- _TASK TO COMPLETE_: Among the entries below, which lines run from the line with "Write the React, TypeScript" through the line with "Arial, Helvetica, sans-serif';"? Retype those, both ends included, exactly and without pictures.

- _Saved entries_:
——————

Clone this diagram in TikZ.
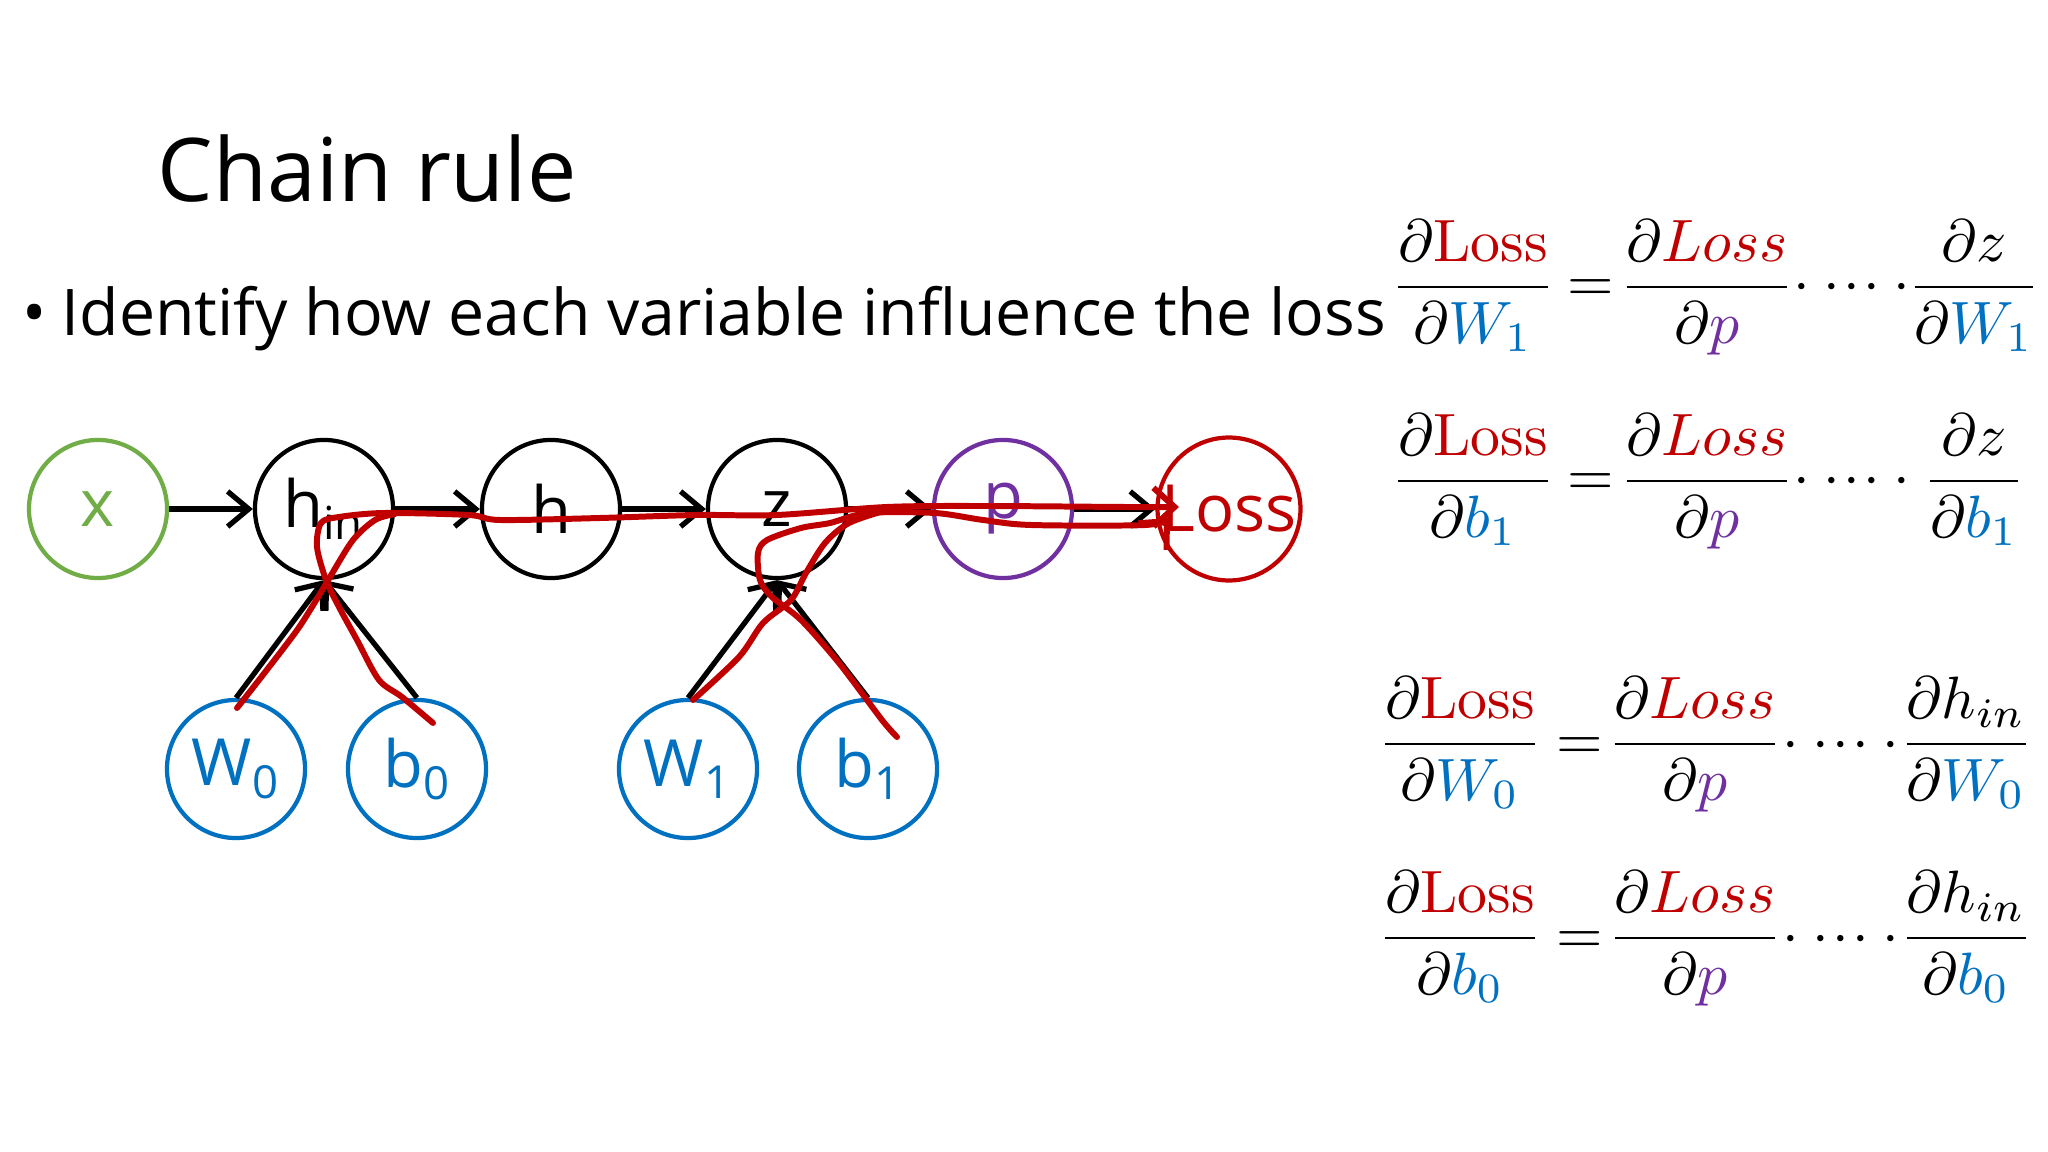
\documentclass[tikz,border=0pt]{standalone}
\usepackage{amsmath}
\usepackage{graphicx}
\usepackage[no-math]{fontspec}
\setmainfont{Open Sans}
\usetikzlibrary{arrows.meta}
\definecolor{mred}{RGB}{192, 0, 0}
\definecolor{mblue}{RGB}{0, 112, 192}
\definecolor{mpurple}{RGB}{112, 48, 160}
\definecolor{mgreen}{RGB}{112, 173, 71}
\tikzset{var/.style = {circle, draw, line width = 1.2pt, minimum size = 1.38cm, inner sep = 0,
                       font = \fontsize{18.5}{22}\selectfont}}
\tikzset{conn/.style = {-{Straight Barb[length = 6pt, width = 10pt]}, line width = 1.5pt}}
\tikzset{ink/.style = {mred, line width = 1.7pt, line cap = round, line join = round}}
\tikzset{eqn/.style = {anchor = base, inner sep = 0}}
\newcommand{\bigeq}[1]{\scalebox{1.7}{$\displaystyle #1$}}
\newcommand{\dLoss}{\partial\textcolor{mred}{\mathrm{Loss}}}
\newcommand{\dLossp}{\bigeq{\frac{\partial\textcolor{mred}{Loss}}{\partial\textcolor{mpurple}{p}}}}
\newcommand{\chaindots}{\bigeq{{\cdot}\mkern4mu{\cdot}\mkern1mu{\cdot}\mkern1mu{\cdot}\mkern4mu{\cdot}}}

\begin{document}
\begin{tikzpicture}[x = 0.01cm, y = -0.01cm]
    \fill [white] (0, 0) rectangle (2048, 1152);
    \useasboundingbox (0, 0) rectangle (2048, 1152);

    \node [anchor = base west, inner sep = 0, font = \fontsize{25}{30}\selectfont] (title) at (157, 202) {Chain rule};
    \node [anchor = base west, inner sep = 0, font = \fontsize{18.3}{22}\selectfont] (bullet) at (22, 336) {\textbullet};
    \node [anchor = base west, inner sep = 0, font = \fontsize{18.3}{22}\selectfont] (point) at (61, 336) {Identify how each variable influence the loss};

    % graph
    \node [var, mgreen] (x) at (98, 509) {x};
    \node [var] (hin) at (324, 509) {h\textsubscript{in}};
    \node [var] (h) at (551, 509) {h};
    \node [var] (z) at (777, 509) {z};
    \node [var, mpurple] (p) at (1003, 509) {p};
    \node [var, mred] (loss) at (1229, 509) {Loss};
    \node [var, mblue] (W0) at (236, 769) {W\textsubscript{0}};
    \node [var, mblue] (b0) at (417, 769) {b\textsubscript{0}};
    \node [var, mblue] (W1) at (688, 769) {W\textsubscript{1}};
    \node [var, mblue] (b1) at (868, 769) {b\textsubscript{1}};

    \draw [conn] (x) -- (hin);
    \draw [conn] (hin) -- (h);
    \draw [conn] (h) -- (z);
    \draw [conn] (z) -- (p);
    \draw [conn] (p) -- (loss);
    \draw [conn] (W0.north) -- (hin.south);
    \draw [conn] (b0.north) -- (hin.south);
    \draw [conn] (W1.north) -- (z.south);
    \draw [conn] (b1.north) -- (z.south);

    % red ink
    \draw [ink, -{Straight Barb[length = 6pt, width = 11pt]}] plot [smooth] coordinates {(433, 723) (402, 697) (379, 680) (357, 640) (339, 607) (326, 580) (317, 547) (321, 523) (339, 517) (384, 513) (469, 515) (500, 520) (600, 518) (696, 515) (777, 515) (887, 507) (983, 506) (1126, 507) (1179, 507)};
    \draw [ink] plot [smooth] coordinates {(237, 708) (259, 680) (295, 633) (312, 607) (330, 577) (353, 540) (375, 520) (395, 514)};
    \draw [ink, -{Straight Barb[length = 6pt, width = 11pt]}] plot [smooth] coordinates {(897, 737) (882, 720) (839, 663) (801, 620) (772, 597) (760, 580) (758, 553) (767, 540) (801, 528) (830, 523) (868, 513) (935, 513) (983, 520) (1031, 525) (1145, 525) (1170, 518)};
    \draw [ink] plot [smooth] coordinates {(693, 700) (739, 657) (763, 623) (791, 600) (806, 573) (825, 543) (849, 523) (887, 510)};

    % equations
    \node [eqn] (dW1) at (1473, 302) {\bigeq{\frac{\dLoss}{\partial\textcolor{mblue}{W_1}}}};
    \node [eqn] (dW1eq) at (1591, 302) {\bigeq{=}};
    \node [eqn] (dW1p) at (1707, 302) {\dLossp};
    \node [eqn] (dW1dots) at (1852, 302) {\chaindots};
    \node [eqn] (dW1z) at (1974, 302) {\bigeq{\frac{\partial z}{\partial\textcolor{mblue}{W_1}}}};

    \node [eqn] (db1) at (1473, 496) {\bigeq{\frac{\dLoss}{\partial\textcolor{mblue}{b_1}}}};
    \node [eqn] (db1eq) at (1591, 496) {\bigeq{=}};
    \node [eqn] (db1p) at (1707, 496) {\dLossp};
    \node [eqn] (db1dots) at (1852, 496) {\chaindots};
    \node [eqn] (db1z) at (1974, 496) {\bigeq{\frac{\partial z}{\partial\textcolor{mblue}{b_1}}}};

    \node [eqn] (dW0) at (1460, 759) {\bigeq{\frac{\dLoss}{\partial\textcolor{mblue}{W_0}}}};
    \node [eqn] (dW0eq) at (1580, 759) {\bigeq{=}};
    \node [eqn] (dW0p) at (1695, 759) {\dLossp};
    \node [eqn] (dW0dots) at (1841, 759) {\chaindots};
    \node [eqn] (dW0h) at (1966, 759) {\bigeq{\frac{\partial h_{in}}{\partial\textcolor{mblue}{W_0}}}};

    \node [eqn] (db0) at (1460, 953) {\bigeq{\frac{\dLoss}{\partial\textcolor{mblue}{b_0}}}};
    \node [eqn] (db0eq) at (1580, 953) {\bigeq{=}};
    \node [eqn] (db0p) at (1695, 953) {\dLossp};
    \node [eqn] (db0dots) at (1841, 953) {\chaindots};
    \node [eqn] (db0h) at (1966, 953) {\bigeq{\frac{\partial h_{in}}{\partial\textcolor{mblue}{b_0}}}};
\end{tikzpicture}
\end{document}
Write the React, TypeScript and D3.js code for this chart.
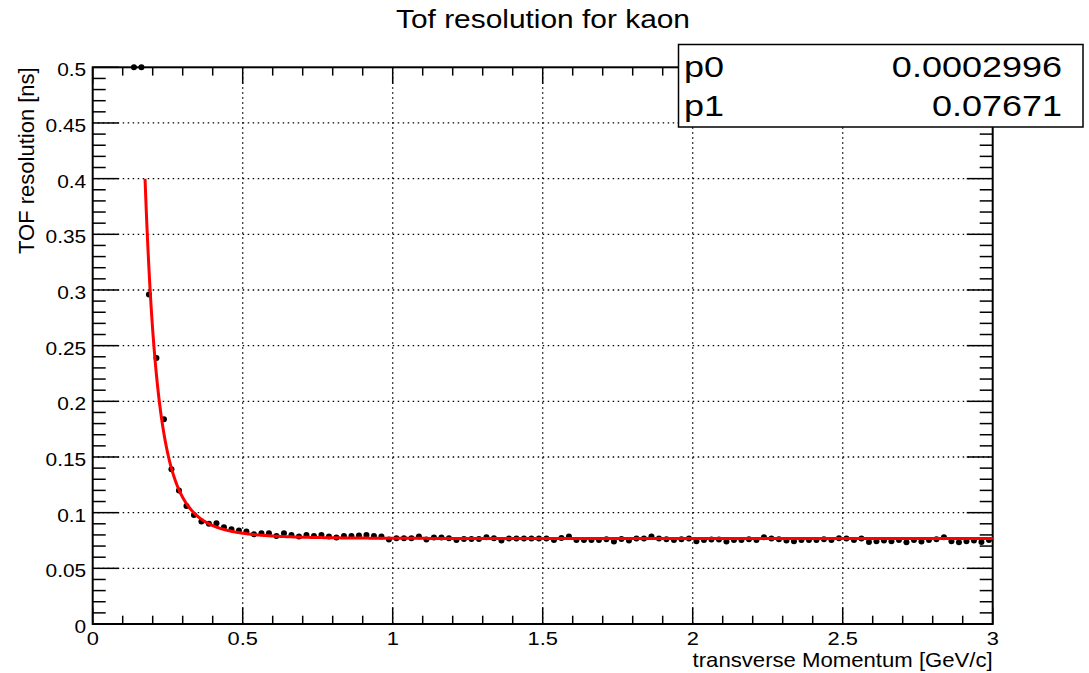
import React from 'react';
import * as d3 from 'd3';

// histogram binning (GeV/c)
const firstBinCenter = 0.1375;
const binWidth = 0.025;

// TOF resolution per bin [ns]
const resolution = [
  0.5, 0.5, 0.296, 0.239, 0.184, 0.139, 0.120, 0.106, 0.098, 0.092,
  0.090, 0.0905, 0.087, 0.085, 0.084, 0.083, 0.0806, 0.0815, 0.0815, 0.079,
  0.0815, 0.080, 0.0785, 0.080, 0.079, 0.080, 0.0785, 0.0778, 0.079, 0.079,
  0.0795, 0.080, 0.079, 0.0785, 0.076, 0.077, 0.077, 0.077, 0.0785, 0.0758,
  0.0776, 0.0776, 0.0770, 0.0755, 0.0764, 0.0764, 0.0764, 0.0779, 0.0770, 0.0749,
  0.0767, 0.0767, 0.0767, 0.0767, 0.0767, 0.0767, 0.0755, 0.0773, 0.0785, 0.0755,
  0.0755, 0.0755, 0.0755, 0.0761, 0.0740, 0.0764, 0.0749, 0.0767, 0.0767, 0.0785,
  0.0767, 0.0761, 0.0755, 0.0761, 0.0767, 0.0743, 0.0755, 0.0758, 0.0758, 0.0740,
  0.0755, 0.0755, 0.0761, 0.0755,
  0.0779, 0.0767, 0.0761, 0.0749, 0.0743, 0.0755, 0.0755, 0.0755, 0.0761, 0.0755,
  0.0770, 0.0767, 0.0755, 0.0767, 0.0737, 0.0743, 0.0749, 0.0743, 0.0755, 0.0734,
  0.0755, 0.0740, 0.0755, 0.0761, 0.0779, 0.0743, 0.0734, 0.0743, 0.0749, 0.0737,
  0.0755,
];

// fit parameters: p0 / pt^4 + p1
const fitParams = [
  { name: 'p0', value: 0.0002996, label: '0.0002996' },
  { name: 'p1', value: 0.07671, label: '0.07671' },
];
const fitRange = [0.1745, 3];

const xTickLabels = ['0', '0.5', '1', '1.5', '2', '2.5', '3'];
const yTickLabels = ['0', '0.05', '0.1', '0.15', '0.2', '0.25', '0.3', '0.35', '0.4', '0.45', '0.5'];

const W = 1089;
const H = 673;
const margin = { left: 92.7, right: 96.3, top: 67.3, bottom: 49 };
const FONT = '"Liberation Sans", Arial, Helvetica, sans-serif';

const App = () => {
  const x = d3.scaleLinear().domain([0, 3]).range([margin.left, W - margin.right]);
  const y = d3.scaleLinear().domain([0, 0.5]).range([H - margin.bottom, margin.top]);
  const [x0, x1] = x.range();
  const [yb, yt] = y.range();

  const points = resolution.map((v, i) => ({ pt: firstBinCenter + i * binWidth, v }));

  const p0 = fitParams[0].value;
  const p1 = fitParams[1].value;
  const fit = (pt: number) => p0 / Math.pow(pt, 4) + p1;
  const fitXs = d3.range(fitRange[0], fitRange[1], 0.002).concat([fitRange[1]]);
  const fitLine = d3.line<number>()
    .x(d => x(d))
    .y(d => y(fit(d)));

  const xMajor = xTickLabels.map(Number);
  const yMajor = yTickLabels.map(Number);
  const xMinor = d3.range(0, 31).map(i => i / 10);
  const yMinor = d3.range(0, 51).map(i => i / 100);

  const xGrid = xMajor.filter(v => v > 0 && v < 3);
  const yGrid = yMajor.filter(v => v > 0 && v < 0.5);

  return (
    <svg width={W} height={H} style={{ position: 'absolute', left: 0, top: 0, background: '#fff' }}>
      <rect width={W} height={H} fill="#fff" />

      {/* grid */}
      <g stroke="#000" strokeWidth={1.3} strokeDasharray="1.5,3.5">
        {xGrid.map(v => (
          <line key={'gx' + v} x1={x(v)} x2={x(v)} y1={yt} y2={yb} />
        ))}
        {yGrid.map(v => (
          <line key={'gy' + v} x1={x0} x2={x1} y1={y(v)} y2={y(v)} />
        ))}
      </g>

      {/* ticks */}
      <g stroke="#000" strokeWidth={1.5}>
        {xMinor.map(v => {
          const major = Math.abs(v * 2 - Math.round(v * 2)) < 1e-6;
          const len = major ? 16.5 : 8.3;
          return (
            <g key={'tx' + v}>
              <line x1={x(v)} x2={x(v)} y1={yb} y2={yb - len} />
              <line x1={x(v)} x2={x(v)} y1={yt} y2={yt + len} />
            </g>
          );
        })}
        {yMinor.map(v => {
          const major = Math.abs(v * 20 - Math.round(v * 20)) < 1e-6;
          const len = major ? 26 : 13;
          return (
            <g key={'ty' + v}>
              <line x1={x0} x2={x0 + len} y1={y(v)} y2={y(v)} />
              <line x1={x1} x2={x1 - len} y1={y(v)} y2={y(v)} />
            </g>
          );
        })}
      </g>

      {/* frame */}
      <rect x={x0} y={yt} width={x1 - x0} height={yb - yt} fill="none" stroke="#000" strokeWidth={2} />

      {/* data points */}
      <g fill="#000">
        {points.map(d => (
          <circle key={d.pt} cx={x(d.pt)} cy={y(d.v)} r={3} />
        ))}
      </g>

      {/* fit */}
      <path d={fitLine(fitXs) || ''} fill="none" stroke="#ff0000" strokeWidth={3} />

      {/* tick labels */}
      <g fontFamily={FONT} fontSize={19} fill="#000">
        {xTickLabels.map(t => (
          <text key={'lx' + t} transform={`translate(${x(+t)},${yb + 21}) scale(1.15,1)`} textAnchor="middle">{t}</text>
        ))}
        {yTickLabels.map(t => (
          <text key={'ly' + t} transform={`translate(${x0 - 6.5},${y(+t) + 9}) scale(1.1,1)`} textAnchor="end">{t}</text>
        ))}
      </g>

      {/* axis titles */}
      <text
        fontFamily={FONT}
        fontSize={20.5}
        textAnchor="end"
        transform={`translate(${x1},${yb + 43}) scale(1.08,1)`}
      >
        transverse Momentum [GeV/c]
      </text>
      <text
        fontFamily={FONT}
        fontSize={22}
        textAnchor="end"
        transform={`translate(34,${yt}) rotate(-90)`}
      >
        TOF resolution [ns]
      </text>

      {/* title */}
      <text
        fontFamily={FONT}
        fontSize={26}
        textAnchor="middle"
        transform={`translate(543,28) scale(1.15,1)`}
      >
        Tof resolution for kaon
      </text>

      {/* stats box */}
      <rect x={678.5} y={44.5} width={404.5} height={82.5} fill="#fff" stroke="#000" strokeWidth={1.5} />
      {fitParams.map((p, i) => (
        <g key={p.name} fontFamily={FONT} fontSize={30}>
          <text transform={`translate(684,${77 + i * 38.5}) scale(1.2,1)`}>{p.name}</text>
          <text transform={`translate(1062,${77 + i * 38.5}) scale(1.2,1)`} textAnchor="end">{p.label}</text>
        </g>
      ))}
    </svg>
  );
};

export default App;
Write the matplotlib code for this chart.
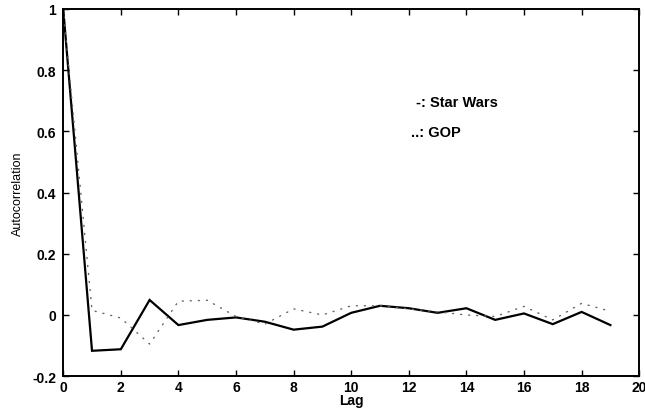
import numpy as np
import matplotlib
matplotlib.use('Agg')
import matplotlib.pyplot as plt

# autocorrelation by lag for the two traces
lags = np.arange(20)
star_wars = [1.0, -0.117, -0.112, 0.049, -0.033, -0.016, -0.008, -0.022, -0.048, -0.038,
             0.007, 0.030, 0.022, 0.007, 0.022, -0.016, 0.005, -0.030, 0.010, -0.033]
gop = [1.0, 0.015, -0.010, -0.095, 0.045, 0.048, -0.005, -0.030, 0.020, 0.000,
       0.030, 0.030, 0.020, 0.010, 0.000, -0.005, 0.028, -0.016, 0.038, 0.012]

xticks = np.arange(0, 21, 2)
yticks = [-0.2, 0, 0.2, 0.4, 0.6, 0.8, 1]
ytick_labels = ['-0.2', '0', '0.2', '0.4', '0.6', '0.8', '1']

plt.rcParams['font.family'] = ['Liberation Sans', 'DejaVu Sans']
plt.rcParams['axes.unicode_minus'] = False

fig = plt.figure(figsize=(6.45, 4.10), dpi=100)
ax = fig.add_axes([0.098, 0.080, 0.893, 0.896])

ax.plot(lags, star_wars, color='black', linewidth=1.6, solid_joinstyle='miter')
ax.plot(lags, gop, color='0.4', linewidth=1.0, linestyle=(0, (0.8, 5)),
        dash_capstyle='round')

ax.set_xlim(0, 20)
ax.set_ylim(-0.2, 1)
ax.set_xticks(xticks)
ax.set_yticks(yticks)
ax.set_yticklabels(ytick_labels)

for lbl in ax.get_xticklabels() + ax.get_yticklabels():
    lbl.set_fontweight('bold')
    lbl.set_fontsize(10)

ax.tick_params(direction='in', length=4, width=1, top=True, right=True,
               colors='black')
ax.tick_params(axis='x', pad=3)
ax.tick_params(axis='y', pad=5)
for s in ax.spines.values():
    s.set_linewidth(1.4)

ax.set_xlabel('Lag', fontsize=10, fontweight='bold', labelpad=-1)
ax.set_ylabel('Autocorrelation', fontsize=9,
              family=['Liberation Sans Narrow', 'Liberation Sans'], labelpad=6)

ax.text(0.613, 0.747, '-: Star Wars', transform=ax.transAxes, fontsize=10.5,
        fontweight='bold', va='center', ha='left')
ax.text(0.604, 0.665, '..: GOP', transform=ax.transAxes, fontsize=10.5,
        fontweight='bold', va='center', ha='left')

fig.savefig('out.png', dpi=100)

——————

- _PROBLEM SOLUTION_:
Write the React, TypeScript and D3.js code for this chart.
import React from 'react';
import * as d3 from 'd3';

// histogram binning (GeV/c)
const firstBinCenter = 0.1375;
const binWidth = 0.025;

// TOF resolution per bin [ns]
const resolution = [
  0.5, 0.5, 0.296, 0.239, 0.184, 0.139, 0.120, 0.106, 0.098, 0.092,
  0.090, 0.0905, 0.087, 0.085, 0.084, 0.083, 0.0806, 0.0815, 0.0815, 0.079,
  0.0815, 0.080, 0.0785, 0.080, 0.079, 0.080, 0.0785, 0.0778, 0.079, 0.079,
  0.0795, 0.080, 0.079, 0.0785, 0.076, 0.077, 0.077, 0.077, 0.0785, 0.0758,
  0.0776, 0.0776, 0.0770, 0.0755, 0.0764, 0.0764, 0.0764, 0.0779, 0.0770, 0.0749,
  0.0767, 0.0767, 0.0767, 0.0767, 0.0767, 0.0767, 0.0755, 0.0773, 0.0785, 0.0755,
  0.0755, 0.0755, 0.0755, 0.0761, 0.0740, 0.0764, 0.0749, 0.0767, 0.0767, 0.0785,
  0.0767, 0.0761, 0.0755, 0.0761, 0.0767, 0.0743, 0.0755, 0.0758, 0.0758, 0.0740,
  0.0755, 0.0755, 0.0761, 0.0755,
  0.0779, 0.0767, 0.0761, 0.0749, 0.0743, 0.0755, 0.0755, 0.0755, 0.0761, 0.0755,
  0.0770, 0.0767, 0.0755, 0.0767, 0.0737, 0.0743, 0.0749, 0.0743, 0.0755, 0.0734,
  0.0755, 0.0740, 0.0755, 0.0761, 0.0779, 0.0743, 0.0734, 0.0743, 0.0749, 0.0737,
  0.0755,
];

// fit parameters: p0 / pt^4 + p1
const fitParams = [
  { name: 'p0', value: 0.0002996, label: '0.0002996' },
  { name: 'p1', value: 0.07671, label: '0.07671' },
];
const fitRange = [0.1745, 3];

const xTickLabels = ['0', '0.5', '1', '1.5', '2', '2.5', '3'];
const yTickLabels = ['0', '0.05', '0.1', '0.15', '0.2', '0.25', '0.3', '0.35', '0.4', '0.45', '0.5'];

const W = 1089;
const H = 673;
const margin = { left: 92.7, right: 96.3, top: 67.3, bottom: 49 };
const FONT = '"Liberation Sans", Arial, Helvetica, sans-serif';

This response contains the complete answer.